My first time davening for the amud

Until last week, the closest I’ve ever come to davening for the amud, was saying the haftorah at my bar mitzvah. I’m one of those people that used to avoid getting any sort of shul job from fear of doing a sloppy job. I gradually grew into accepting aliyos, gelilah and pesicha once in a while. I still reject hagbah (I don’t want that kind of responsibility) and I generally shy away from any job that will require me to sit down with the Torah for any period of time. Davening for the amud is different, since I went so long without doing it, I built up a fear of it and always refrained, until last week that is. I had yertzeit for my mother (may she rest in peace) last week and I decided on the way home from work that I would daven for the amud.

I’m not sure if you could imagine the fear I have for davening for the amud, fear of being too slow, mumbling the words and screwing something up bad enough to warrant some old guy in back of the shul to correct me and say “nu, whatsa matter wit ya?” I have several friends who had a fear of being called to the Torah, so much that they never told anyone they were a cohen or a levi to avoid having to be put on the spot every time. I was never that bad, but the Rabbi in San Jose has been asking me to daven for the amud pretty frequently and in our community cult, people rarely refuse to do anything for the rabbi.

I confirmed that it was an auspicious thing to daven for the amud when you’re a chiyuv (saying kaddish) and off I went. The experience was interesting, I have no voice and so I sound like someone trying to speed daven while not being able to pronounce half the words correctly, during my repetition of shemona esrei I realized that I had never said several of the harder to pronounce words in V’Lamalshinim before. I stumbled like a lost BT and couldn’t say the words any slower, I then realized there were other brachos  that I have probably always skipped or mumbled through. I was also going slow enough to piss off anyone who wanted to rush out.

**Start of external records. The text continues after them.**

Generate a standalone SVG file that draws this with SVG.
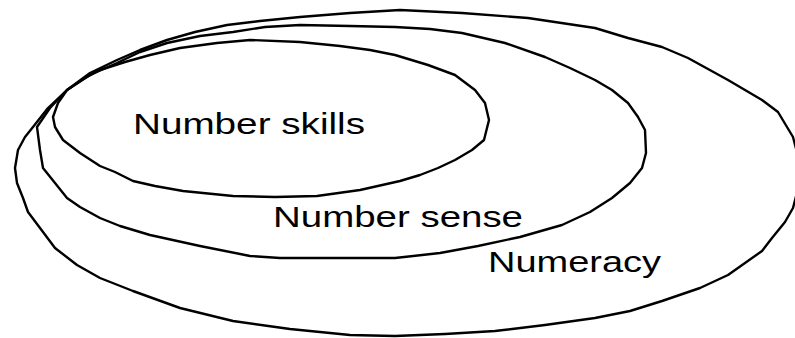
<svg xmlns="http://www.w3.org/2000/svg" width="795" height="338" viewBox="0 0 795 338">
<style>
.ring{fill:none;stroke:#000;stroke-width:2.4;stroke-linejoin:round;stroke-linecap:round}
.lbl{font-family:"Liberation Sans",Arial,sans-serif;font-size:30px;fill:#000}
</style>
<rect width="795" height="338" fill="#fff"/>
<g id="numeracy">
<path class="ring" d="M400,10 L462,13 L528,18 L595,28 L628,38 L662,47 L688,58 L728,80 L762,100 L778,112 L793,137 L799,160 L799,185 L793,208 L785,222 L772,238 L762,251 L745,263 L728,275 L700,288 L662,301 L630,311 L595,318 L545,325 L495,331 L445,334 L395,336 L350,335 L290,329 L233,321 L180,308 L133,291 L100,278 L77,265 L55,248 L40,228 L28,212 L23,198 L17,183 L15,168 L18,150 L25,137 L33,127 L48,108 L67,90 L90,73 L117,60 L140,50 L167,40 L195,32 L227,25 L260,21 L300,17 L350,13 Z"/>
<text class="lbl" x="488" y="272" textLength="173" lengthAdjust="spacingAndGlyphs">Numeracy</text>
</g>
<g id="number-sense">
<path class="ring" d="M395,27 L430,29 L462,33 L505,43 L545,57 L570,68 L595,80 L612,90 L628,103 L638,117 L645,130 L646,153 L642,168 L630,183 L612,198 L590,212 L562,225 L520,237 L478,246 L440,253 L395,258 L330,258 L280,258 L250,256 L200,246 L150,235 L120,226 L100,218 L80,207 L67,198 L55,183 L43,168 L40,150 L37,127 L50,108 L67,90 L90,75 L117,63 L140,52 L167,43 L200,36 L233,32 L265,27 L300,25 L350,26 Z"/>
<text class="lbl" x="273" y="227" textLength="250" lengthAdjust="spacingAndGlyphs">Number sense</text>
</g>
<g id="number-skills">
<path class="ring" d="M395,55 L428,65 L455,75 L475,90 L485,103 L489,120 L484,140 L472,150 L455,160 L438,168 L420,175 L400,181 L360,190 L317,196 L275,197 L233,196 L183,191 L155,186 L133,181 L115,172 L100,166 L80,153 L63,140 L55,127 L53,117 L58,103 L67,90 L85,78 L100,70 L125,62 L150,55 L180,48 L217,43 L250,40 L300,42 L340,46 L370,50 Z"/>
<text class="lbl" x="133" y="134" textLength="232" lengthAdjust="spacingAndGlyphs">Number skills</text>
</g>
</svg>
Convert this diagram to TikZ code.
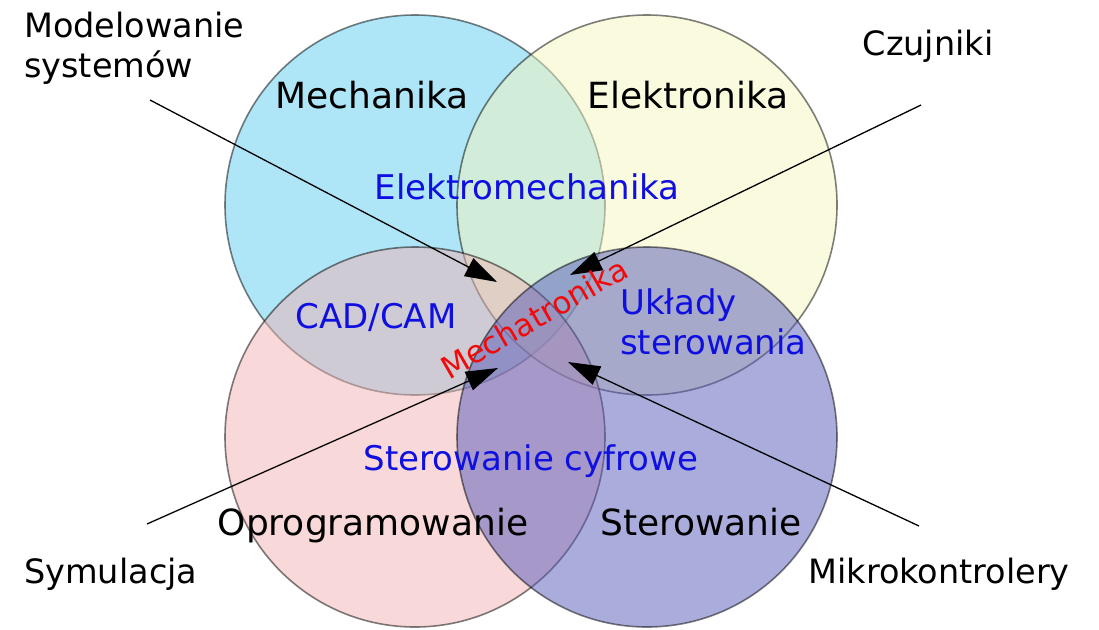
\documentclass[tikz,border=0pt]{standalone}
\usepackage{fontspec}
\setmainfont{DejaVu Sans}
\usetikzlibrary{arrows.meta}
\definecolor{mechfill}{RGB}{93,205,241}
\definecolor{elekfill}{RGB}{245,245,189}
\definecolor{progfill}{RGB}{241,177,177}
\definecolor{sterfill}{RGB}{85,89,185}
\definecolor{areablue}{RGB}{15,15,225}
\definecolor{corered}{RGB}{240,10,10}
\begin{document}
\begin{tikzpicture}[x=1pt,y=-1pt,
  venn/.style={circle, minimum size=380pt, inner sep=0pt,
    fill opacity=0.5, draw=black, draw opacity=0.5, line width=1.6pt},
  field/.style={font=\fontsize{36}{43}\selectfont, inner sep=0pt, anchor=base},
  overlap/.style={font=\fontsize{34}{40}\selectfont, text=areablue, inner sep=0pt, anchor=base},
  outer/.style={font=\fontsize{33.5}{40}\selectfont, inner sep=0pt},
  pointer/.style={draw=black, line width=1.3pt, -{Triangle[length=32pt,width=20pt]}}
]
\useasboundingbox (0,0) rectangle (1099,629);

% the four disciplines
\node[venn, fill=mechfill] (mech) at (415,205) {};
\node[venn, fill=elekfill] (elek) at (647,205) {};
\node[venn, fill=progfill] (prog) at (415,437) {};
\node[venn, fill=sterfill] (ster) at (647,437) {};

% pointers towards the common core
\coordinate (modstart) at (150,100);
\coordinate (modtip)   at (497,282);
\coordinate (czustart) at (921,105);
\coordinate (czutip)   at (570,275);
\coordinate (symstart) at (147,524);
\coordinate (symtip)   at (498,368);
\coordinate (mikstart) at (919,526);
\coordinate (miktip)   at (568,362);
\draw[pointer] (modstart) -- (modtip);
\draw[pointer] (czustart) -- (czutip);
\draw[pointer] (symstart) -- (symtip);
\draw[pointer] (mikstart) -- (miktip);

% discipline names
\node[field] (mechlab) at (372,108) {Mechanika};
\node[field] (eleklab) at (688,108) {Elektronika};
\node[field] (proglab) at (373,535) {Oprogramowanie};
\node[field] (sterlab) at (701,535) {Sterowanie};

% overlap areas
\node[overlap] (emlab)  at (527,199) {Elektromechanika};
\node[overlap] (cadlab) at (376,328) {CAD/CAM};
\node[overlap] (cyflab) at (531,470) {Sterowanie cyfrowe};
\node[overlap, anchor=north west, align=left] (uklab) at (620,288) {Układy\\sterowania};

% the core
\node[font=\fontsize{31}{38}\selectfont, text=corered, inner sep=0pt, rotate=30]
  (corelab) at (534,318) {Mechatronika};

% outside labels
\node[outer, anchor=north west, align=left] (modlab) at (24,12) {Modelowanie\\systemów};
\node[outer, anchor=base] (czulab) at (928,55) {Czujniki};
\node[outer, anchor=base west] (symlab) at (24,583) {Symulacja};
\node[outer, anchor=base] (miklab) at (939,583) {Mikrokontrolery};
\end{tikzpicture}
\end{document}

Not only did davening for the amud make me realize that I rarely say the whole shemona esrei word for word. It also made me realize that saying the whole thing slowly would probably prevent those annoying “no reason boners” and random sex thoughts that always seem to enter the mind during spacey shemona esrei’s of mine. I guess it’s a good thing that my community has very few judgmental FFB’s like myself and everyone is so cheery that no one would ever comment on my poor davening.